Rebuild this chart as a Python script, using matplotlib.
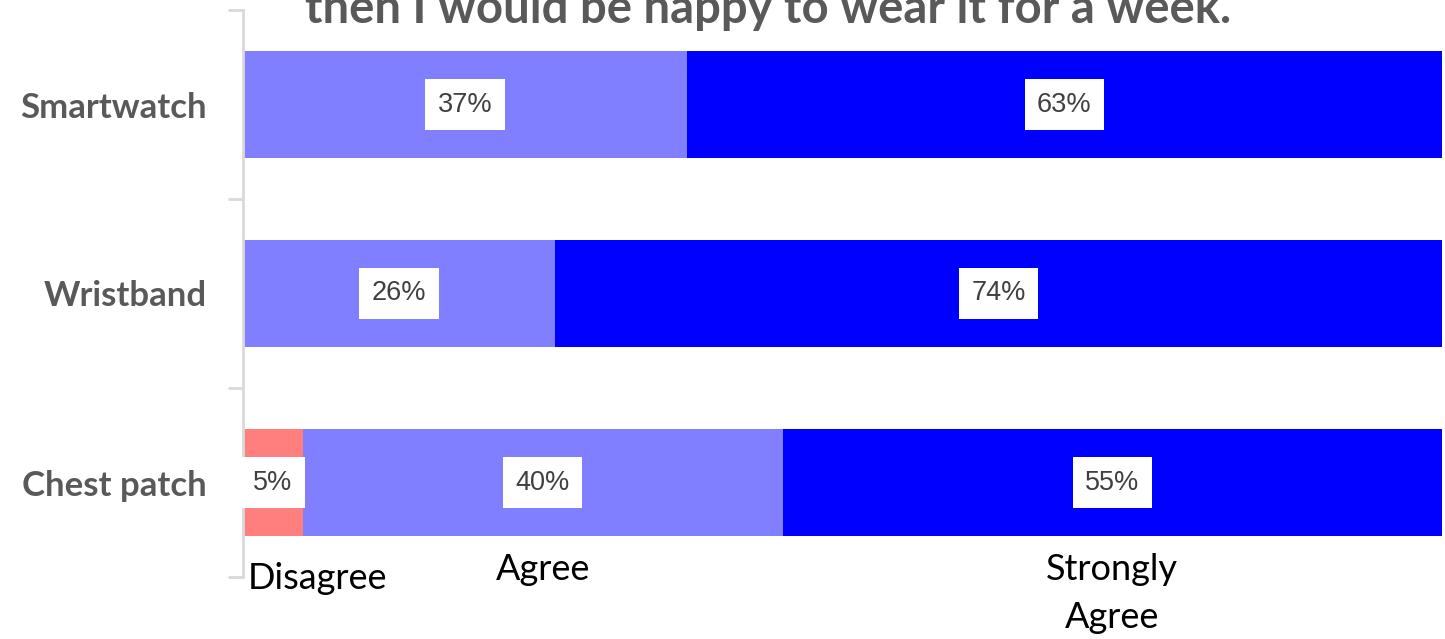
import matplotlib.pyplot as plt
import numpy as np

devices = ["Chest patch", "Wristband", "Smartwatch"]
responses = ["Disagree", "Agree", "Strongly\nAgree"]
disagree = [5, 0, 0]
agree = [40, 26, 37]
strongly_agree = [55, 74, 63]
colors = ["#FF7F7F", "#7F7FFF", "#0000FF"]

fig = plt.figure(figsize=(14.45, 6.39), dpi=100)
ax = fig.add_axes([243 / 1445, 1 - 577 / 639, 1199 / 1445, 567 / 639])

y = np.arange(len(devices))
left = np.zeros(len(devices))
for vals, col in zip([disagree, agree, strongly_agree], colors):
    vals = np.array(vals, dtype=float)
    ax.barh(y, vals, left=left, height=0.57, color=col, linewidth=0)
    for yi, (l, v) in enumerate(zip(left, vals)):
        if v > 0:
            ax.text(l + v / 2, yi, f"{v:.0f}%", ha="center", va="center",
                    fontsize=19.5, color="#404040", family="Liberation Sans",
                    bbox=dict(facecolor="white", edgecolor="none", pad=9))
    left += vals

ax.set_xlim(0, 100)
ax.set_ylim(-0.5, len(devices) - 0.5)

# category labels between the boundary ticks
ax.set_yticks(np.arange(len(devices) + 1) - 0.5)
ax.set_yticklabels([])
ax.set_yticks(y, minor=True)
ax.set_yticklabels(devices, minor=True, fontsize=25, fontweight="bold",
                   color="#595959", family="Lato")
ax.tick_params(axis="y", which="major", length=11, width=2, color="#D9D9D9")
ax.tick_params(axis="y", which="minor", length=0, pad=26)
ax.set_xticks([])

for s in ["top", "right", "bottom"]:
    ax.spines[s].set_visible(False)
ax.spines["left"].set_color("#D9D9D9")
ax.spines["left"].set_linewidth(2)

# response names under the bottom bar
seg_left = 0
for name, v in zip(responses, [disagree[0], agree[0], strongly_agree[0]]):
    if name == "Disagree":
        ax.text(0.4, -0.42, name, ha="left", va="top", fontsize=26,
                family="Lato", color="black")
    else:
        ax.text(seg_left + v / 2, -0.375, name, ha="center", va="top",
                fontsize=26, family="Lato", color="black", linespacing=1.55)
    seg_left += v

fig.text(768 / 1445, 1 - 23 / 639, "then I would be happy to wear it for a week.",
         ha="center", va="baseline", fontsize=34, fontweight="bold",
         color="#595959", family="Lato")

fig.savefig("out.png", dpi=100)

Exercise aim
Without the pictures, transcribe the listing above exactly.

Completed exercise
Rebuild this chart as a Python script, using matplotlib.
import matplotlib.pyplot as plt
import numpy as np

devices = ["Chest patch", "Wristband", "Smartwatch"]
responses = ["Disagree", "Agree", "Strongly\nAgree"]
disagree = [5, 0, 0]
agree = [40, 26, 37]
strongly_agree = [55, 74, 63]
colors = ["#FF7F7F", "#7F7FFF", "#0000FF"]

fig = plt.figure(figsize=(14.45, 6.39), dpi=100)
ax = fig.add_axes([243 / 1445, 1 - 577 / 639, 1199 / 1445, 567 / 639])

y = np.arange(len(devices))
left = np.zeros(len(devices))
for vals, col in zip([disagree, agree, strongly_agree], colors):
    vals = np.array(vals, dtype=float)
    ax.barh(y, vals, left=left, height=0.57, color=col, linewidth=0)
    for yi, (l, v) in enumerate(zip(left, vals)):
        if v > 0:
            ax.text(l + v / 2, yi, f"{v:.0f}%", ha="center", va="center",
                    fontsize=19.5, color="#404040", family="Liberation Sans",
                    bbox=dict(facecolor="white", edgecolor="none", pad=9))
    left += vals

ax.set_xlim(0, 100)
ax.set_ylim(-0.5, len(devices) - 0.5)

# category labels between the boundary ticks
ax.set_yticks(np.arange(len(devices) + 1) - 0.5)
ax.set_yticklabels([])
ax.set_yticks(y, minor=True)
ax.set_yticklabels(devices, minor=True, fontsize=25, fontweight="bold",
                   color="#595959", family="Lato")
ax.tick_params(axis="y", which="major", length=11, width=2, color="#D9D9D9")
ax.tick_params(axis="y", which="minor", length=0, pad=26)
ax.set_xticks([])

for s in ["top", "right", "bottom"]:
    ax.spines[s].set_visible(False)
ax.spines["left"].set_color("#D9D9D9")
ax.spines["left"].set_linewidth(2)

# response names under the bottom bar
seg_left = 0
for name, v in zip(responses, [disagree[0], agree[0], strongly_agree[0]]):
    if name == "Disagree":
        ax.text(0.4, -0.42, name, ha="left", va="top", fontsize=26,
                family="Lato", color="black")
    else:
        ax.text(seg_left + v / 2, -0.375, name, ha="center", va="top",
                fontsize=26, family="Lato", color="black", linespacing=1.55)
    seg_left += v

fig.text(768 / 1445, 1 - 23 / 639, "then I would be happy to wear it for a week.",
         ha="center", va="baseline", fontsize=34, fontweight="bold",
         color="#595959", family="Lato")

fig.savefig("out.png", dpi=100)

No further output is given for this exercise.